A peine le nouveau Messie dirigé par Emmanuelle Haïm sort-il que Nathalie Stutzman, qui l’a souvent chanté, annonce qu’elle l’enregistre à son tour. Haendel révisa en permanence la partition originale pour convenir aux conditions de chaque nouvelle exécution. Ainsi, les interprètes ont-il un choix très large d’effectifs choraux et instrumentaux, de l’humilité relative de la création aux fastes de Covent Garden, ou encore à l’orchestration de Mozart. Choix aussi de certains airs spécifiques à telle ou telle version, ainsi le « Thou art gone up on high » pour alto, soprano ou basse, en fonction des interprètes et de la conception générale qui préside à l’exécution. L’enregistrement d’aujourd’hui reprend pratiquement les effectifs de la création avec vingt choristes et un orchestre équilibré.
Ouvrage choral d’inspiration sacrée par excellence, le chœur y joue le premier rôle. David Bates réalise la prouesse de faire passer le Chœur du Concert d’Astrée pour un remarquable chœur anglais d’origine. Si certaines pages sont simplement propres («Goodwill, du Glory to God» ; «He trusted in God», d’où la moquerie est absente), on retiendra des moments de pure beauté « Let us break their bonds »*, « Since by man came death », poignant dans son dépouillement et ses contrastes. L’Alleluia est lumineux, flamboyant, contrasté à souhait et sa fugue monumentale est conduite de façon exemplaire, vivante, avec des unissons parfaits. L’Amen final resplendit, grandiose fugue dont la polyphonie est artistiquement tissée, toujours fluide et lisible.

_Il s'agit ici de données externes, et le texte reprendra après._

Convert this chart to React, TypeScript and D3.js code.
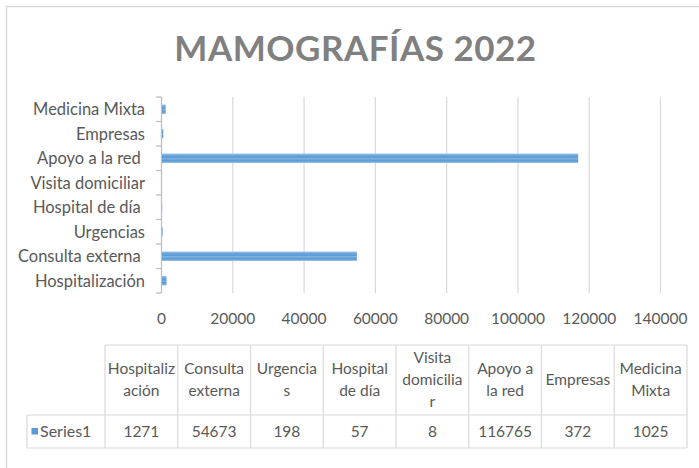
import React from "react";
import * as d3 from "d3";

// data (order as in the source table; y axis shows it bottom-up)
const categories = [
  "Hospitalización",
  "Consulta externa ",
  "Urgencias",
  "Hospital de día ",
  "Visita domiciliar",
  "Apoyo a la red ",
  "Empresas",
  "Medicina Mixta",
];
const series1 = [1271, 54673, 198, 57, 8, 116765, 372, 1025];
const seriesName = "Series1";
const headerLines = [
  ["Hospitaliz", "ación"],
  ["Consulta", "externa"],
  ["Urgencia", "s"],
  ["Hospital", "de día"],
  ["Visita", "domicilia", "r"],
  ["Apoyo a", "la red"],
  ["Empresas"],
  ["Medicina", "Mixta"],
];
const xTicks = [0, 20000, 40000, 60000, 80000, 100000, 120000, 140000];
const title = "MAMOGRAFÍAS 2022";

const W = 699;
const H = 468;
const FONT = "Lato, 'Open Sans', sans-serif";
const TXT = "#595959";

const App = () => {
  const x = d3.scaleLinear().domain([0, 140000]).range([161.5, 660.5]);
  const y = d3
    .scaleBand<string>()
    .domain(categories.slice().reverse())
    .range([97, 293])
    .paddingInner(0.61)
    .paddingOuter(0.305);

  // band boundaries for the little axis ticks
  const step = 196 / categories.length;
  const bounds = d3.range(categories.length + 1).map((i) => 97 + i * step);

  // data table
  const tblLeft = 27;
  const colLeft = 105;
  const colRight = 687;
  const col = d3
    .scaleBand<number>()
    .domain(d3.range(categories.length))
    .range([colLeft, colRight]);
  const tTop = 345;
  const tMid = 415;
  const tBot = 448;

  return (
    <svg
      width={W}
      height={H}
      style={{ position: "absolute", left: 0, top: 0, background: "#fff" }}
      fontFamily={FONT}
    >
      <defs>
        <linearGradient id="barg" x1="0" y1="0" x2="0" y2="1">
          <stop offset="0" stopColor="#a9cbeb" />
          <stop offset="0.18" stopColor="#6ea6dc" />
          <stop offset="0.45" stopColor="#5b9bd5" />
          <stop offset="0.55" stopColor="#8ab8e4" />
          <stop offset="0.68" stopColor="#5b9bd5" />
          <stop offset="0.85" stopColor="#6aa3da" />
          <stop offset="1" stopColor="#a9cbeb" />
        </linearGradient>
      </defs>

      {/* chart frame */}
      <path d={`M6.5,${H} V6.5 H${W}`} fill="none" stroke="#d9d9d9" strokeWidth={1.5} />

      <text
        x={355.5}
        y={61}
        textAnchor="middle"
        fontSize={35}
        fontWeight="bold"
        fill="#808080"
        letterSpacing={0.5}
      >
        {title}
      </text>

      {/* gridlines */}
      {xTicks.slice(1).map((t) => (
        <line key={t} x1={x(t)} x2={x(t)} y1={97} y2={293} stroke="#d9d9d9" strokeWidth={1.2} />
      ))}

      {/* y axis */}
      <line x1={161.5} x2={161.5} y1={97} y2={293} stroke="#bfbfbf" strokeWidth={1.3} />
      {bounds.map((b, i) => (
        <line key={i} x1={156} x2={161.5} y1={b} y2={b} stroke="#bfbfbf" strokeWidth={1.3} />
      ))}

      {/* bars */}
      {categories.map((c, i) => (
        <rect
          key={c}
          x={x(0) + 0.5}
          y={y(c)}
          width={Math.max(0, x(series1[i]) - x(0))}
          height={y.bandwidth()}
          fill="url(#barg)"
        />
      ))}

      {/* category labels */}
      {categories.map((c) => (
        <text
          key={c}
          x={145}
          y={(y(c) ?? 0) + y.bandwidth() / 2}
          dy="0.35em"
          textAnchor="end"
          fontSize={16.5}
          fill={TXT}
          style={{ whiteSpace: "pre" }}
        >
          {c}
        </text>
      ))}

      {/* x tick labels */}
      {xTicks.map((t) => (
        <text key={t} x={x(t)} y={319} dy="0.35em" textAnchor="middle" fontSize={15.5} fill={TXT}>
          {t}
        </text>
      ))}

      {/* data table */}
      <g stroke="#d9d9d9" strokeWidth={1.2} fill="none">
        <line x1={colLeft} x2={colRight} y1={tTop} y2={tTop} />
        <line x1={tblLeft} x2={colRight} y1={tMid} y2={tMid} />
        <line x1={tblLeft} x2={colRight} y1={tBot} y2={tBot} />
        <line x1={tblLeft} x2={tblLeft} y1={tMid} y2={tBot} />
        {d3.range(categories.length + 1).map((i) => {
          const cx = i < categories.length ? (col(i) as number) : colRight;
          return <line key={i} x1={cx} x2={cx} y1={tTop} y2={tBot} />;
        })}
      </g>

      {headerLines.map((lines, i) => {
        const cx = (col(i) as number) + col.bandwidth() / 2;
        const lh = 22;
        const cy = (tTop + tMid) / 2 - ((lines.length - 1) * lh) / 2;
        return (
          <text key={i} textAnchor="middle" fontSize={15.5} fill={TXT}>
            {lines.map((l, j) => (
              <tspan key={j} x={cx} y={cy + j * lh} dy="0.35em">
                {l}
              </tspan>
            ))}
          </text>
        );
      })}

      <rect x={31.5} y={428} width={6.5} height={6.5} fill="#5b9bd5" />
      <text x={40} y={(tMid + tBot) / 2} dy="0.35em" fontSize={16} fill={TXT}>
        {seriesName}
      </text>
      {series1.map((v, i) => (
        <text
          key={i}
          x={(col(i) as number) + col.bandwidth() / 2}
          y={(tMid + tBot) / 2}
          dy="0.35em"
          textAnchor="middle"
          fontSize={15.5}
          fill={TXT}
        >
          {v}
        </text>
      ))}
    </svg>
  );
};

export default App;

Bien que le chant des solistes porte la marque de la vocalité italienne, l’exhibition vocale est soigneusement mesurée. C’est la fine fleur du chant haendelien que l’on retrouve. Ainsi Lucy Crowe et Christopher Purves chanteront-ils Saul à Glyndebourne l’été prochain. Notre soprano, au chant très pur, à la technique infaillible, vit son texte avec une conviction rare. Tim Mead, timbre rond et émission sans vibrato, représente le parfait contreténor anglais, un modèle de style. On se souvient de son Ottone de l’Incoronazione di Poppea. L’attente tour à tour sereine et angoissée de « But who may abide » est rendue avec justesse. La conclusion de la première partie, description de la flagellation et des souffrances du Christ « He was despised » est profondément émouvante, bien que dépourvue de pathos. Andrew Staples stupéfiant d’aisance dans tous les registres, ouvre le festival avec « Ev’ry valley » et excelle quel que soit le climat de l’air ou de l’arioso. Christopher Purves, s’il n’a pas toujours les extraordinaires moyens physiques de ses débuts, supplée leur relative érosion par un sens musical et dramatique plus sûr que jamais : la maturité épanouie. En témoignent « the people that walked in darkness », sombre, obstiné, tortueux, l’air de rage « Why do the nations », et le triomphal « The trumpet shall sound », d’une joie pleine et communicative.
L’ orchestre, virtuose et homogène, sonne, respire, avec un continuo et des basses splendides Si l’ouverture aurait pu gagner en majesté, la pastorale berceuse («Pifa») justement célèbre, nous charme.
La force, la grandeur, le ton juste, l’émotion sans jamais la moindre sensiblerie ni grandiloquence, un élan que la direction impose, mélange de souplesse féline et d’énergie autoritaire, rarement Emmanuelle Haïm aura atteint une telle maîtrise. De quoi satisfaire chacun, passionné de baroque comme amateur éclairé. Une version exemplaire qui se hisse au niveau des plus belles réalisations de ce chef-d’œuvre. Et pourquoi pas écouter ce Messie pour Noël ?
* plagié par Mozart, qui venait d’achever la réorchestration du Messie, dans le «Kyrie» du Requiem.